(Dataset extract)
*-*-*

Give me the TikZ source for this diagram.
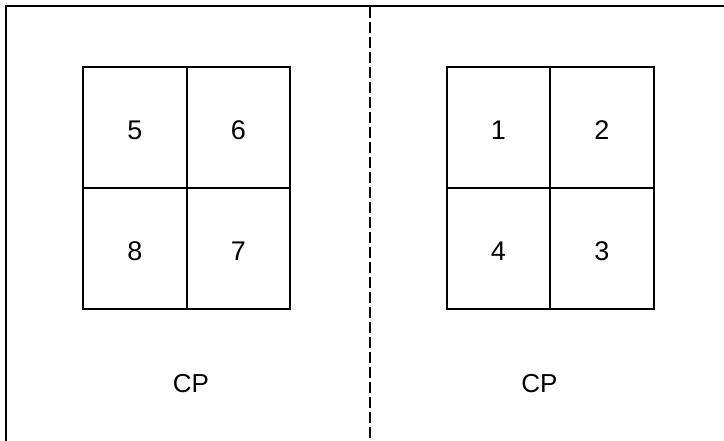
\documentclass[tikz,border=0pt]{standalone}
\usepackage{fontspec}
\setmainfont{Liberation Sans}
\begin{document}
\begin{tikzpicture}[x=1pt,y=-1pt,
  cell/.style={draw=black,line width=2pt,minimum width=103.5pt,minimum height=121pt,inner sep=0pt,text height=24pt,text depth=0pt,font=\fontsize{27}{27}\selectfont},
  lbl/.style={inner sep=0pt,font=\fontsize{26}{26}\selectfont},
  frame/.style={line width=2pt,draw=black},
  divider/.style={line width=2pt,draw=black,dash pattern=on 11pt off 4pt}]
\useasboundingbox (0,0) rectangle (724,441);
% frame
\coordinate (tl) at (6,6);
\coordinate (tr) at (724,6);
\coordinate (bl) at (6,441);
\coordinate (dt) at (370,7);
\coordinate (db) at (370,441);
\draw[frame] (bl) -- (tl) -- (tr);
\draw[divider] (dt) -- (db);
% left grid
\node[cell] (c5) at (135,127.2) {5};
\node[cell] (c6) at (238.5,127.2) {6};
\node[cell] (c8) at (135,248.2) {8};
\node[cell] (c7) at (238.5,248.2) {7};
% right grid
\node[cell] (c1) at (498.5,127.2) {1};
\node[cell] (c2) at (602,127.2) {2};
\node[cell] (c4) at (498.5,248.2) {4};
\node[cell] (c3) at (602,248.2) {3};
% labels
\node[lbl] (cpl) at (191,384) {CP};
\node[lbl] (cpr) at (539.5,384) {CP};
\end{tikzpicture}
\end{document}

*-*-*

(What to produce) Omit every picture while copying the listing above exactly.

(Response to the exercise)
Give me the TikZ source for this diagram.
\documentclass[tikz,border=0pt]{standalone}
\usepackage{fontspec}
\setmainfont{Liberation Sans}
\begin{document}
\begin{tikzpicture}[x=1pt,y=-1pt,
  cell/.style={draw=black,line width=2pt,minimum width=103.5pt,minimum height=121pt,inner sep=0pt,text height=24pt,text depth=0pt,font=\fontsize{27}{27}\selectfont},
  lbl/.style={inner sep=0pt,font=\fontsize{26}{26}\selectfont},
  frame/.style={line width=2pt,draw=black},
  divider/.style={line width=2pt,draw=black,dash pattern=on 11pt off 4pt}]
\useasboundingbox (0,0) rectangle (724,441);
% frame
\coordinate (tl) at (6,6);
\coordinate (tr) at (724,6);
\coordinate (bl) at (6,441);
\coordinate (dt) at (370,7);
\coordinate (db) at (370,441);
\draw[frame] (bl) -- (tl) -- (tr);
\draw[divider] (dt) -- (db);
% left grid
\node[cell] (c5) at (135,127.2) {5};
\node[cell] (c6) at (238.5,127.2) {6};
\node[cell] (c8) at (135,248.2) {8};
\node[cell] (c7) at (238.5,248.2) {7};
% right grid
\node[cell] (c1) at (498.5,127.2) {1};
\node[cell] (c2) at (602,127.2) {2};
\node[cell] (c4) at (498.5,248.2) {4};
\node[cell] (c3) at (602,248.2) {3};
% labels
\node[lbl] (cpl) at (191,384) {CP};
\node[lbl] (cpr) at (539.5,384) {CP};
\end{tikzpicture}
\end{document}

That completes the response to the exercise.